I have friends in the US and have done for years, but can't get my head around a "small trip" being, like, four hours or more. "just popping to the next state to see our parents" kind of deal. It breaks my tiny British brain.

Yeah four hours is a long drive for me lol. That's from here to Christchurch. 8 hours is mother's home town.

Just can't be bothered for the most part. US gas is about half the price as well.
 
I have friends in the US and have done for years, but can't get my head around a "small trip" being, like, four hours or more. "just popping to the next state to see our parents" kind of deal. It breaks my tiny British brain.
Yeah, this!

Even more so in central/west Oz, where towns can be 100s/1000s of km apart, so a "short" drive is 'only' a couple of hours.

My first time there in 1999, I arrived in Perth as a backpacker, knowing that I had relatives "just down the coast" in Albany, but not having actually looked it up on a map. Albany turned out to be >500 km away (at the time, along the near-coastal Route 1; Google now tells me it's 'only' a bit over 400 km along a more direct inland highway) — so I never got round to visiting them.
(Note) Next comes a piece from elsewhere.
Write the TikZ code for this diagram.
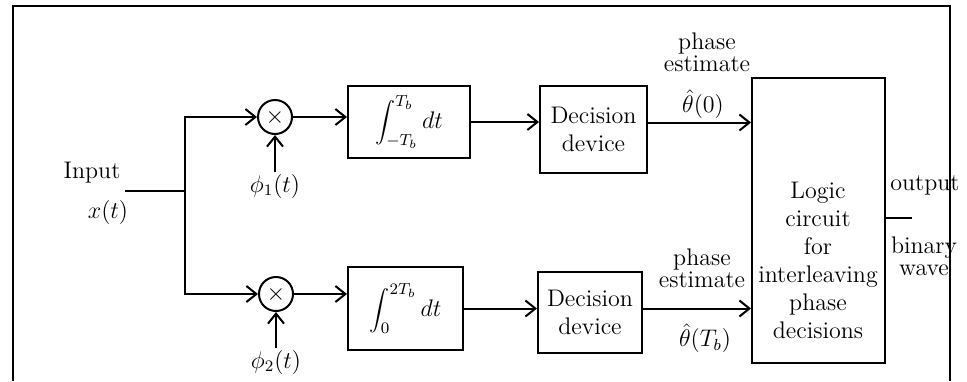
\documentclass[tikz,border=0pt]{standalone}
\usetikzlibrary{arrows.meta}

\begin{document}
\begin{tikzpicture}[
    x=0.5pt, y=-0.5pt,
    box/.style={
        rectangle,
        draw=black, line width=1pt,
        fill=white,
        font=\large,
        align=center,
        inner sep=2pt,
    },
    mixer/.style={
        circle, draw=black, line width=1pt,
        minimum size=17pt, inner sep=0pt,
        font=\large,
    },
    arrow/.style={
        -{Straight Barb[length=5pt, width=8pt]}, line width=1pt,
    },
    txt/.style={
        font=\large, align=center, inner sep=1pt,
    },
]
\useasboundingbox (0,0) rectangle (967,381);

% outer frame
\draw[line width=1.3pt] (13,381) -- (13,6) -- (950,6) -- (950,381);

% input and split
\node[txt] (inlbl) at (92,173) {Input};
\node[txt] (xlbl) at (108,212) {$x(t)$};
\coordinate (inp) at (125,191);
\coordinate (split) at (185,191);
\draw[line width=1pt] (inp) -- (split);

% multipliers
\node[mixer] (mixA) at (275,117) {$\times$};
\node[mixer] (mixB) at (276,294) {$\times$};
\node[txt] (phiA) at (275,186) {$\phi_1(t)$};
\node[txt] (phiB) at (276,362) {$\phi_2(t)$};

% integrators
\node[box, minimum width=61pt, minimum height=36pt] (intA) at (409,122)
    {$\displaystyle\int_{-T_b}^{T_b} dt$};
\node[box, minimum width=57.5pt, minimum height=41.5pt] (intB) at (405.5,308.5)
    {$\displaystyle\int_{0}^{2T_b} dt$};

% decision devices
\node[box, minimum width=53.5pt, minimum height=43.5pt] (decA) at (593.5,129.5) {Decision\\device};
\node[box, minimum width=52pt, minimum height=40.5pt] (decB) at (590,312.5) {Decision\\device};

% logic circuit
\node[box, minimum width=66.5pt, minimum height=142.5pt] (logic) at (818.5,220.5) {};
\node[txt] (logictxt) at (818,260) {Logic\\circuit\\for\\interleaving\\phase\\decisions};

% connections
\draw[arrow] (split) |- (mixA.west);
\draw[arrow] (split) |- (mixB.west);
\draw[arrow] (phiA.north) -- (mixA.south);
\draw[arrow] (phiB.north) -- (mixB.south);
\draw[arrow] (mixA.east) -- (intA.west |- mixA.east);
\draw[arrow] (mixB.east) -- (intB.west |- mixB.east);
\draw[arrow] (intA.east) -- (decA.west |- intA.east);
\draw[arrow] (intB.east) -- (decB.west |- intB.east);
\draw[arrow] ([yshift=3.5pt]decA.east) -- ([yshift=3.5pt]logic.west |- decA.east);
\draw[arrow] ([yshift=2pt]decB.east) -- ([yshift=2pt]logic.west |- decB.east);

% phase estimate labels
\node[txt] (estA) at (707,52) {phase\\[-3pt]estimate};
\node[txt] (thA) at (703,104) {$\hat\theta(0)$};
\node[txt] (estB) at (702,268) {phase\\[-3pt]estimate};
\node[txt] (thB) at (705,338) {$\hat\theta(T_b)$};

% output
\coordinate (out) at (912,218);
\draw[line width=1pt] (logic.east |- out) -- (out);
\node[txt] (outlbl) at (925,185) {output};
\node[txt] (wavelbl) at (924,256) {binary\\[-3pt]wave};

\end{tikzpicture}
\end{document}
I was back in Oz in 2005–2006 with my wife, starting in Melbourne this time. We did a 6-week road-trip via Adelaide up through Alice, over to Townsville, then back down the east coast, putting >10000 km on our rental's clock. That's an average of ~240 km/day, not taking stops into account: most of the driving-days, we were covering 500–1000 km (e.g. Adelaide–Alice is >1500 km; I think we probably broke that stretch in/near Coober Pedy, but can't remember for sure).

But these days I'd rather take the train than drive 700+ km (6–8 hours) to visit my sister-in-law in Baden-Württemberg.
 
I have friends in the US and have done for years, but can't get my head around a "small trip" being, like, four hours or more. "just popping to the next state to see our parents" kind of deal. It breaks my tiny British brain.
Meanwhile, I'm flabbergasted at the "he's not from Manchester, he's from Liverpool, can't you tell by the accent?" Oh, sorry... wait, the two cities are thirty miles apart?
 
Meanwhile, I'm flabbergasted at the "he's not from Manchester, he's from Liverpool, can't you tell by the accent?" Oh, sorry... wait, the two cities are thirty miles apart?
Yeah, but they sound really different and really hate each other.
 
If you are prepared to risk being lynched and want to cause a riot, ask a bunch of Northies which is the capital of the North?